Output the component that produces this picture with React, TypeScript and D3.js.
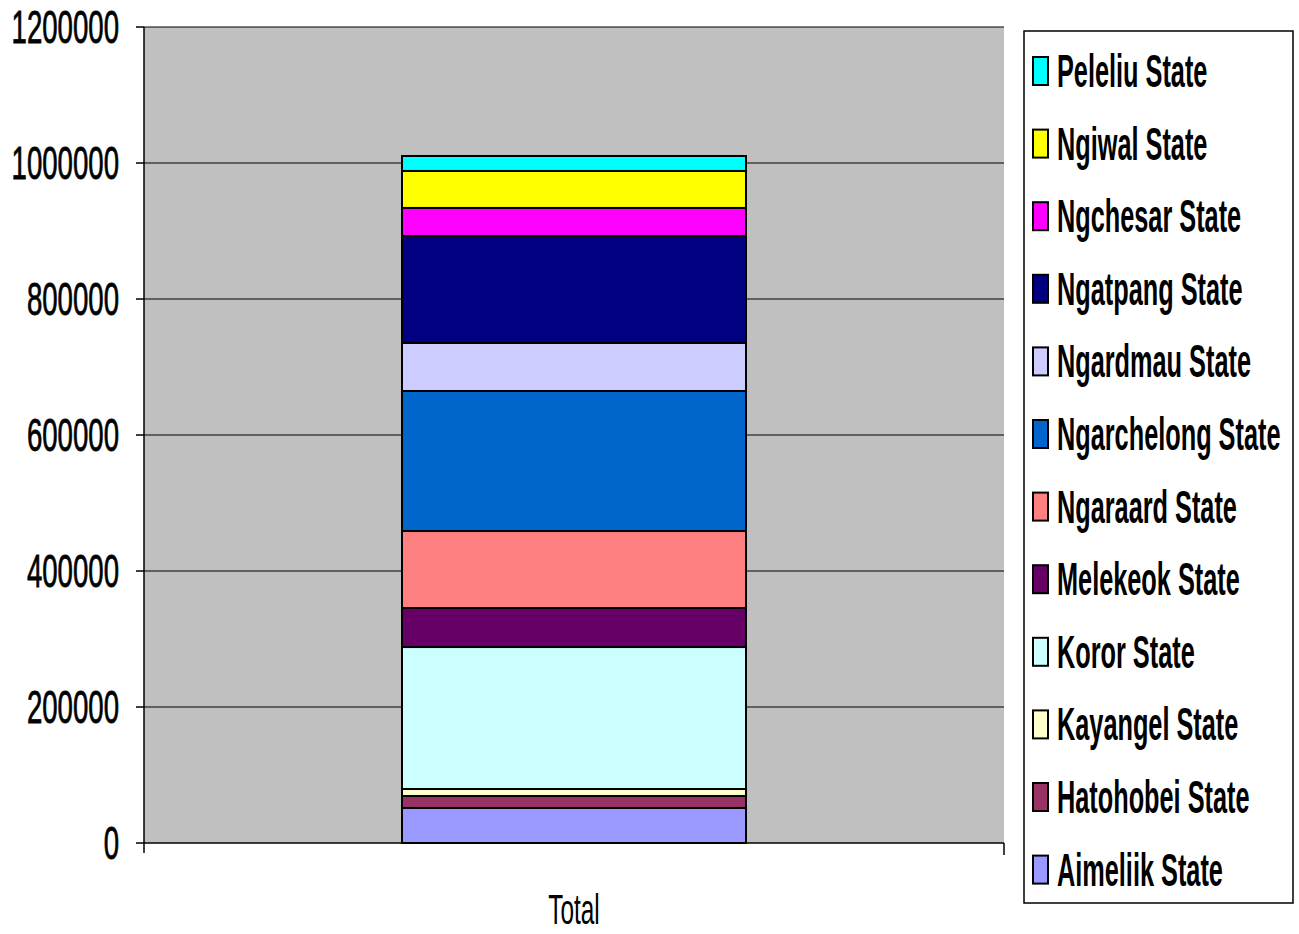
import React from "react";
import * as d3 from "d3";

// State labels, bottom of the stack first
const states = [
  "Aimeliik State",
  "Hatohobei State",
  "Kayangel State",
  "Koror State",
  "Melekeok State",
  "Ngaraard State",
  "Ngarchelong State",
  "Ngardmau State",
  "Ngatpang State",
  "Ngchesar State",
  "Ngiwal State",
  "Peleliu State",
];

const values = [
  51500, 17600, 10300, 208800, 57400, 113200, 205900, 70600, 157400, 41200,
  54400, 22000,
];

const colors = [
  "#9999FF",
  "#993366",
  "#FFFFCC",
  "#CCFFFF",
  "#660066",
  "#FF8080",
  "#0066CC",
  "#CCCCFF",
  "#000080",
  "#FF00FF",
  "#FFFF00",
  "#00FFFF",
];

const categories = ["Total"];
const yTicks = [0, 200000, 400000, 600000, 800000, 1000000, 1200000];

const W = 1299;
const H = 934;
const plot = { left: 144, right: 1004, top: 27, bottom: 843 };
const SX = 0.55; // horizontal squeeze for the condensed lettering

export default function App() {
  const y = d3
    .scaleLinear()
    .domain([0, 1200000])
    .range([plot.bottom, plot.top]);
  const x = d3
    .scaleBand<string>()
    .domain(categories)
    .range([plot.left, plot.right])
    .paddingInner(0.6)
    .paddingOuter(0.3);

  const row: Record<string, number> = {};
  states.forEach((s, i) => (row[s] = values[i]));
  const stacked = d3.stack<Record<string, number>>().keys(states)([row]);

  const legend = { x: 1024, y: 31, w: 269, h: 872 };
  const itemStep = 72.6;
  const firstItem = 71;
  const legendOrder = states.map((_, i) => i).reverse();

  return (
    <svg
      width={W}
      height={H}
      style={{ position: "absolute", left: 0, top: 0, background: "#fff" }}
    >
      <rect x={0} y={0} width={W} height={H} fill="#fff" />
      {/* plot area */}
      <rect
        x={plot.left}
        y={plot.top}
        width={plot.right - plot.left}
        height={plot.bottom - plot.top}
        fill="#C0C0C0"
      />
      {/* gridlines */}
      {yTicks.slice(1).map((t) => (
        <line
          key={"g" + t}
          x1={plot.left}
          x2={plot.right}
          y1={y(t)}
          y2={y(t)}
          stroke="#000"
          strokeWidth={1.2}
        />
      ))}
      {/* stacked bar */}
      {stacked.map((layer, i) => {
        const d = layer[0];
        const cat = categories[0];
        return (
          <rect
            key={states[i]}
            x={x(cat)}
            width={x.bandwidth()}
            y={y(d[1])}
            height={y(d[0]) - y(d[1])}
            fill={colors[i]}
            stroke="#000"
            strokeWidth={2}
          />
        );
      })}
      {/* axes */}
      <line
        x1={plot.left}
        x2={plot.left}
        y1={plot.top}
        y2={plot.bottom + 10}
        stroke="#000"
        strokeWidth={1.5}
      />
      <line
        x1={plot.left}
        x2={plot.right}
        y1={plot.bottom}
        y2={plot.bottom}
        stroke="#000"
        strokeWidth={1.5}
      />
      <line
        x1={plot.right}
        x2={plot.right}
        y1={plot.bottom}
        y2={plot.bottom + 12}
        stroke="#000"
        strokeWidth={1.5}
      />
      {yTicks.map((t) => (
        <g key={"t" + t}>
          <line
            x1={plot.left - 8}
            x2={plot.left}
            y1={y(t)}
            y2={y(t)}
            stroke="#000"
            strokeWidth={1.5}
          />
          <text
            transform={`translate(119,${y(t) + 16}) scale(0.6,1)`}
            textAnchor="end"
            fontFamily="'Liberation Sans', Arial, sans-serif"
            fontSize={46}
            fill="#000"
            stroke="#000"
            strokeWidth={0.8}
          >
            {t}
          </text>
        </g>
      ))}
      {categories.map((c) => (
        <text
          key={c}
          transform={`translate(${(x(c) as number) + x.bandwidth() / 2},${924}) scale(0.58,1)`}
          textAnchor="middle"
          fontFamily="'Liberation Sans', Arial, sans-serif"
          fontSize={42}
          fill="#000"
        >
          {c}
        </text>
      ))}
      {/* legend */}
      <rect
        x={legend.x}
        y={legend.y}
        width={legend.w}
        height={legend.h}
        fill="#fff"
        stroke="#000"
        strokeWidth={1.5}
      />
      {legendOrder.map((idx, k) => {
        const cy = firstItem + k * itemStep;
        return (
          <g key={"l" + idx}>
            <rect
              x={1033}
              y={cy - 14}
              width={15}
              height={28}
              fill={colors[idx]}
              stroke="#000"
              strokeWidth={2}
            />
            <text
              transform={`translate(1057,${cy + 16}) scale(${SX},1)`}
              fontFamily="'Liberation Sans', Arial, sans-serif"
              fontWeight="bold"
              fontSize={46}
              fill="#000"
            >
              {states[idx]}
            </text>
          </g>
        );
      })}
    </svg>
  );
}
####################
**Work to complete:** Report the number of lines above containing the word "React", with no other text.

**Response for this exercise:** 2